The problem → Extract, in full, the lines below, beginning at the first and ending with the line that contains "plt.rcParams['font.family'] = ['Liberation". Pictures do not belong in the copy.

Available data →

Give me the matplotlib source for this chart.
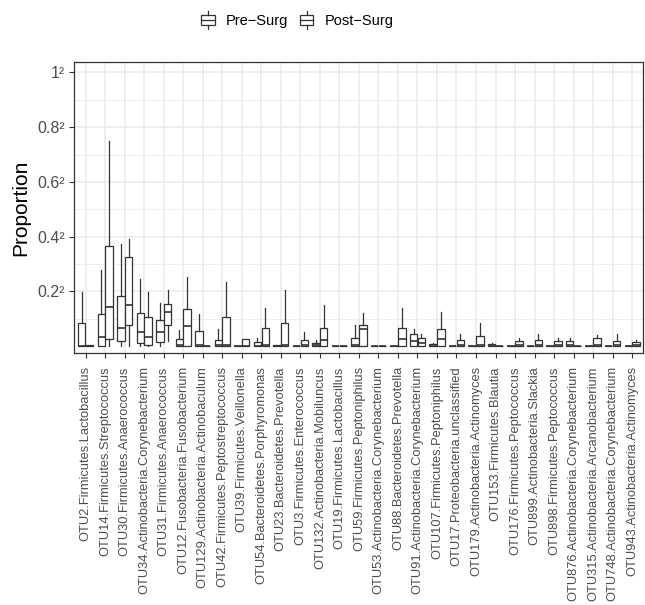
import numpy as np
import matplotlib
matplotlib.use("Agg")
import matplotlib.pyplot as plt
import matplotlib.transforms as mtransforms
from matplotlib.legend_handler import HandlerBase
from matplotlib.patches import Rectangle
from matplotlib.lines import Line2D

plt.rcParams['font.family'] = ['Liberation Sans', 'DejaVu Sans']

categories = [
    "OTU2.Firmicutes.Lactobacillus", "OTU14.Firmicutes.Streptococcus",
    "OTU30.Firmicutes.Anaerococcus", "OTU34.Actinobacteria.Corynebacterium",
    "OTU31.Firmicutes.Anaerococcus", "OTU12.Fusobacteria.Fusobacterium",
    "OTU129.Actinobacteria.Actinobaculum", "OTU42.Firmicutes.Peptostreptococcus",
    "OTU39.Firmicutes.Veillonella", "OTU54.Bacteroidetes.Porphyromonas",
    "OTU23.Bacteroidetes.Prevotella", "OTU3.Firmicutes.Enterococcus",
    "OTU132.Actinobacteria.Mobiluncus", "OTU19.Firmicutes.Lactobacillus",
    "OTU59.Firmicutes.Peptoniphilus", "OTU53.Actinobacteria.Corynebacterium",
    "OTU88.Bacteroidetes.Prevotella", "OTU91.Actinobacteria.Corynebacterium",
    "OTU107.Firmicutes.Peptoniphilus", "OTU17.Proteobacteria.unclassified",
    "OTU179.Actinobacteria.Actinomyces", "OTU153.Firmicutes.Blautia",
    "OTU176.Firmicutes.Peptococcus", "OTU899.Actinobacteria.Slackia",
    "OTU898.Firmicutes.Peptococcus", "OTU876.Actinobacteria.Corynebacterium",
    "OTU315.Actinobacteria.Arcanobacterium", "OTU748.Actinobacteria.Corynebacterium",
    "OTU943.Actinobacteria.Actinomyces",
]
groups = ["Pre\u2212Surg", "Post\u2212Surg"]

# box statistics (units = sqrt(proportion))
pre_q1 = [0, 0, 0.019, 0.010, 0.017, 0, 0, 0, 0, 0, 0, 0, 0, 0, 0,
          0, 0, 0, 0, 0, 0, 0, 0, 0, 0, 0, 0, 0, 0]
pre_med = [0, 0.032, 0.068, 0.051, 0.050, 0.004, 0.004, 0.006, 0, 0, 0, 0, 0.004, 0, 0.005,
           0, 0, 0.019, 0.002, 0, 0, 0.002, 0, 0, 0, 0.003, 0, 0, 0]
pre_q3 = [0.085, 0.116, 0.184, 0.122, 0.095, 0.026, 0.055, 0.024, 0, 0.015, 0.003, 0, 0.012, 0, 0.030,
          0, 0, 0.043, 0.009, 0, 0, 0.008, 0, 0, 0, 0.018, 0, 0, 0]
pre_lo = [0] * 29
pre_hi = [0.199, 0.280, 0.375, 0.247, 0.156, 0.058, 0.116, 0.063, 0, 0.031, 0.003, 0, 0.022, 0, 0.077,
          0, 0, 0.062, 0.011, 0, 0, 0.012, 0, 0, 0, 0.030, 0, 0, 0]

post_q1 = [0, 0.028, 0.078, 0.004, 0.079, 0, 0, 0, 0, 0, 0, 0, 0, 0, 0,
           0, 0, 0, 0, 0, 0, 0, 0, 0, 0, 0, 0, 0, 0]
post_med = [0, 0.143, 0.149, 0.032, 0.124, 0.072, 0, 0.006, 0, 0.004, 0.003, 0.005, 0.022, 0, 0.063,
            0, 0.026, 0.010, 0.026, 0.003, 0.003, 0, 0.003, 0.003, 0.003, 0, 0.003, 0.003, 0.003]
post_q3 = [0.005, 0.367, 0.327, 0.105, 0.155, 0.135, 0, 0.108, 0.027, 0.067, 0.085, 0.022, 0.066, 0, 0.077,
           0, 0.066, 0.031, 0.064, 0.024, 0.037, 0, 0.019, 0.024, 0.018, 0, 0.030, 0.019, 0.016]
post_lo = [0, 0, 0, 0, 0.019, 0, 0, 0, 0, 0, 0, 0, 0, 0, 0,
           0, 0, 0, 0, 0, 0, 0, 0, 0, 0, 0, 0, 0, 0]
post_hi = [0.005, 0.751, 0.391, 0.199, 0.207, 0.254, 0, 0.233, 0.027, 0.138, 0.205, 0.052, 0.150, 0, 0.120,
           0, 0.140, 0.046, 0.125, 0.044, 0.085, 0, 0.030, 0.043, 0.030, 0, 0.040, 0.043, 0.024]

y_breaks = [0.2, 0.4, 0.6, 0.8, 1.0]
y_labels = ["0.2\u00b2", "0.4\u00b2", "0.6\u00b2", "0.8\u00b2", "1\u00b2"]

line_col = "#333333"
grid_col = "#ebebeb"


def make_stats(q1, med, q3, lo, hi):
    return [dict(q1=a, med=b, q3=c, whislo=d, whishi=e, fliers=[])
            for a, b, c, d, e in zip(q1, med, q3, lo, hi)]


class BoxKey(HandlerBase):
    def create_artists(self, legend, orig_handle, xdescent, ydescent,
                       width, height, fontsize, trans):
        x0, y0 = -xdescent, -ydescent
        cx = x0 + width / 2
        bw = width * 0.9
        rect = Rectangle((cx - bw / 2, y0 + height * 0.22), bw, height * 0.56,
                         facecolor="white", edgecolor=line_col, lw=0.9, transform=trans)
        med = Line2D([cx - bw / 2, cx + bw / 2], [y0 + height / 2] * 2,
                     color=line_col, lw=0.9, transform=trans)
        w1 = Line2D([cx, cx], [y0, y0 + height * 0.22], color=line_col, lw=0.9, transform=trans)
        w2 = Line2D([cx, cx], [y0 + height * 0.78, y0 + height], color=line_col, lw=0.9, transform=trans)
        return [rect, med, w1, w2]


fig = plt.figure(figsize=(6.45, 6.05), dpi=100)
ax = fig.add_axes([0.1147, 0.4165, 0.882, 0.481])

x = np.arange(1, len(categories) + 1)
dodge, bw = 0.2, 0.38
style = dict(showfliers=False, showcaps=False, patch_artist=True, widths=bw,
             boxprops=dict(facecolor="white", edgecolor=line_col, lw=0.9),
             medianprops=dict(color=line_col, lw=1.2),
             whiskerprops=dict(color=line_col, lw=0.9), manage_ticks=False)
ax.bxp(make_stats(pre_q1, pre_med, pre_q3, pre_lo, pre_hi), positions=x - dodge, **style)
ax.bxp(make_stats(post_q1, post_med, post_q3, post_lo, post_hi), positions=x + dodge, **style)

ax.set_xlim(0.4, len(categories) + 0.55)
ax.set_ylim(-0.025, 1.038)
ax.set_xticks(x)
ax.set_xticklabels(categories, rotation=90, ha="center", va="top", fontsize=9.3, color="#4d4d4d")
offset = mtransforms.ScaledTranslation(4 / 100, 0, fig.dpi_scale_trans)
for lab in ax.get_xticklabels():
    lab.set_transform(lab.get_transform() + offset)
ax.set_yticks(y_breaks)
ax.set_yticklabels(y_labels, fontsize=11.5, color="#4d4d4d")
ax.set_yticks([0.1, 0.3, 0.5, 0.7, 0.9], minor=True)
ax.tick_params(axis="both", which="major", length=3.5, width=0.8, color=line_col, pad=3)
ax.tick_params(axis="x", pad=6)
ax.tick_params(axis="y", which="minor", length=0)

ax.set_axisbelow(True)
ax.grid(True, which="major", color=grid_col, lw=1.1)
ax.grid(True, which="minor", axis="y", color=grid_col, lw=0.6)
for sp in ax.spines.values():
    sp.set_color(line_col)
    sp.set_linewidth(0.9)

ax.set_ylabel("Proportion", fontsize=15, labelpad=5)

handles = [Rectangle((0, 0), 1, 1), Rectangle((0, 0), 1, 1)]
fig.legend(handles, groups, handler_map={Rectangle: BoxKey()},
           loc="center", bbox_to_anchor=(297 / 645, 1 - 20 / 605), ncol=2, frameon=False,
           fontsize=10.5, handlelength=1.0, handleheight=1.6, handletextpad=0.7,
           columnspacing=0.8)

fig.savefig("out.png", dpi=100)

Task answer →
Give me the matplotlib source for this chart.
import numpy as np
import matplotlib
matplotlib.use("Agg")
import matplotlib.pyplot as plt
import matplotlib.transforms as mtransforms
from matplotlib.legend_handler import HandlerBase
from matplotlib.patches import Rectangle
from matplotlib.lines import Line2D

plt.rcParams['font.family'] = ['Liberation Sans', 'DejaVu Sans']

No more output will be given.